Когда они вышли на тихую ночную улицу, фон Штромберг задумчиво сказал:
— Писатель, я тебе дам совет. Ты спрячь самого себя под френч и погоны, которые на тебе. Погоны — это долг перед нацией. Тебе не будет так страшно, перед самим собой в первую голову. Ну, а перед победителями тем более. Ты выполнял свой долг. Понимаешь? Ты повторяй это себе каждое утро, как молитву: «Я выполнял свой долг перед народом. Если я не буду выполнять свой долг перед народом, сюда, на мою родину, придут пархатые американцы и красные большевики». Попробуй, это — само спасение.
Они вышли к площади Старого Рынка.
— Божественно, — сказал фон Штромберг, — и страшно.
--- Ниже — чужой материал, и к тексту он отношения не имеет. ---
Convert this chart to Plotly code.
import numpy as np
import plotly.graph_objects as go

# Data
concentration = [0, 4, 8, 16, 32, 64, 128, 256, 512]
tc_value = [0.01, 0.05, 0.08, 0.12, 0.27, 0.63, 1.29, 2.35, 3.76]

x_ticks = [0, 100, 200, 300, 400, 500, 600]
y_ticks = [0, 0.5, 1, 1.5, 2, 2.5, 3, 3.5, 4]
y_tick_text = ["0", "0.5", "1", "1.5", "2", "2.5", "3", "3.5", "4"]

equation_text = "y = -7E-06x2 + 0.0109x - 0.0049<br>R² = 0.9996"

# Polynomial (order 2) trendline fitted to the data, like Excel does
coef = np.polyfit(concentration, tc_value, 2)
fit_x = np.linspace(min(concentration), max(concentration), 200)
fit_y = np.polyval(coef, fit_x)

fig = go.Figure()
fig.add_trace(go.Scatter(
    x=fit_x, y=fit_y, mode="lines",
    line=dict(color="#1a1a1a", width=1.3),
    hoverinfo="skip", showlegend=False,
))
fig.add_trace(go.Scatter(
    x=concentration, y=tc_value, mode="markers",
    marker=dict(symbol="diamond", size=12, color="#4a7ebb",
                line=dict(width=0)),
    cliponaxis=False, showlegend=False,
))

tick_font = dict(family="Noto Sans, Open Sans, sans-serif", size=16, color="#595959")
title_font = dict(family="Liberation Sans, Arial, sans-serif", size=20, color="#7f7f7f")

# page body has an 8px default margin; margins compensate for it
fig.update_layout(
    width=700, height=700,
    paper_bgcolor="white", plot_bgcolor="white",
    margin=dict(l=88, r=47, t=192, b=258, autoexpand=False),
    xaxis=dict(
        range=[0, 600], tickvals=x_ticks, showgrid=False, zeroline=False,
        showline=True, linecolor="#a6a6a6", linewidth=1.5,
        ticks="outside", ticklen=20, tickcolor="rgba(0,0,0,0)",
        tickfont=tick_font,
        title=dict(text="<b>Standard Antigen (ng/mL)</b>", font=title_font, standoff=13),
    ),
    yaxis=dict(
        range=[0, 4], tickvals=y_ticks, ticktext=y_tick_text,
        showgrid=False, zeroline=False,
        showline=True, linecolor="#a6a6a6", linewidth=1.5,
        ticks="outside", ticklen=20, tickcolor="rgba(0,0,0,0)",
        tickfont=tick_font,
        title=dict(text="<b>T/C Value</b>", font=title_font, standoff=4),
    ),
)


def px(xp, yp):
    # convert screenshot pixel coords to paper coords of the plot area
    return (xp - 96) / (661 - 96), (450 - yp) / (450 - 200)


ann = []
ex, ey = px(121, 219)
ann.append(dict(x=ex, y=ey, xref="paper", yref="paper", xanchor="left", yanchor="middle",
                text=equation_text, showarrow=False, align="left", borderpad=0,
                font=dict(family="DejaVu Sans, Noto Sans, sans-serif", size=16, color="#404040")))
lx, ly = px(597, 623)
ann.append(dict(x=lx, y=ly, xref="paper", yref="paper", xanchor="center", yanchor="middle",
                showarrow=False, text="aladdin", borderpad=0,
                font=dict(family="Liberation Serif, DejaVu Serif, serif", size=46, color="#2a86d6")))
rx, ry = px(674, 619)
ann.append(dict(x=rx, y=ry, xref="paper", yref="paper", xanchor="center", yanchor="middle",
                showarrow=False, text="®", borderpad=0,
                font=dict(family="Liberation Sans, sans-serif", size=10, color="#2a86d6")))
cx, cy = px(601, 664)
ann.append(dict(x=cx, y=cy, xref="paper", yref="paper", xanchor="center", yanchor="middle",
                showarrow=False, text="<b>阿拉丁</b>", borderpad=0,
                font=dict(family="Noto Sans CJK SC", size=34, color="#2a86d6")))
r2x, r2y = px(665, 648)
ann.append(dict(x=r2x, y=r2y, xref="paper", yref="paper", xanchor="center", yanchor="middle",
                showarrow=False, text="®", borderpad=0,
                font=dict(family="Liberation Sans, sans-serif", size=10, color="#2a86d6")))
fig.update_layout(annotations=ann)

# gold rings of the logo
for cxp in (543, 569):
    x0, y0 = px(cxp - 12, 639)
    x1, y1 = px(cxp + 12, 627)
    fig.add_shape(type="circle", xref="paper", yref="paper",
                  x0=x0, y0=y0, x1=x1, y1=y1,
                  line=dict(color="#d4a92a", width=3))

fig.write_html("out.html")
— Почему? Меня это, наоборот, успокаивает: я ощущаю себя причисленным к вечности.
— Страшно, потому что все это обречено на уничтожение.
— Нет. Это противоестественно. Такая красота не может погибнуть. Бомбежка никогда не уничтожит все это.
— Ты не в курсе. Поступил приказ от Гиммлера подготовить Краков к полному уничтожению как центр славизма. И даже есть живой человек, который это готовит... Только не знаю, кто именно — он полностью засекречен...
Трауб вернулся домой ранним утром: сначала они пили в казино, потом их увез к себе полковник Крайн из танковой дивизии СС, и они пили у него, на окраине города над Вислой.
Домой он вернулся желтым и злым. Спать не хотелось. Он сделал кофе и, когда налил черную жижу в чашку, вспомнил фон Штромберга: «Краков будет уничтожен как центр славизма».
Он съежился и увидел себя со стороны: седого длинного человека в зеленой форме. Он вдруг точно представил себе громадное здание суда и себя самого перед судейским красным столом, в штатском костюме, но без галстука. Он услышал, как переговаривались люди в ложе прессы.
Трауб снял трубку телефона и набрал номер.
— Пан Тромпчинский? — спросил он. — Где ваш сын? Что? Ладно. Пусть он зайдет ко мне.
Вечером Юзеф Тромпчинский передал разговор с Траубом Седому. Ночью Седой был на явке у Вихря. Он передал Вихрю разговор с Траубом и бумаги от Нойбута, принесенные пани Зосей.
— Все сходится, — сказал Вихрь. — Значит, все правда. Значит, мы пришли вовремя.
Они часа три сидели с Седым, набрасывая план операции.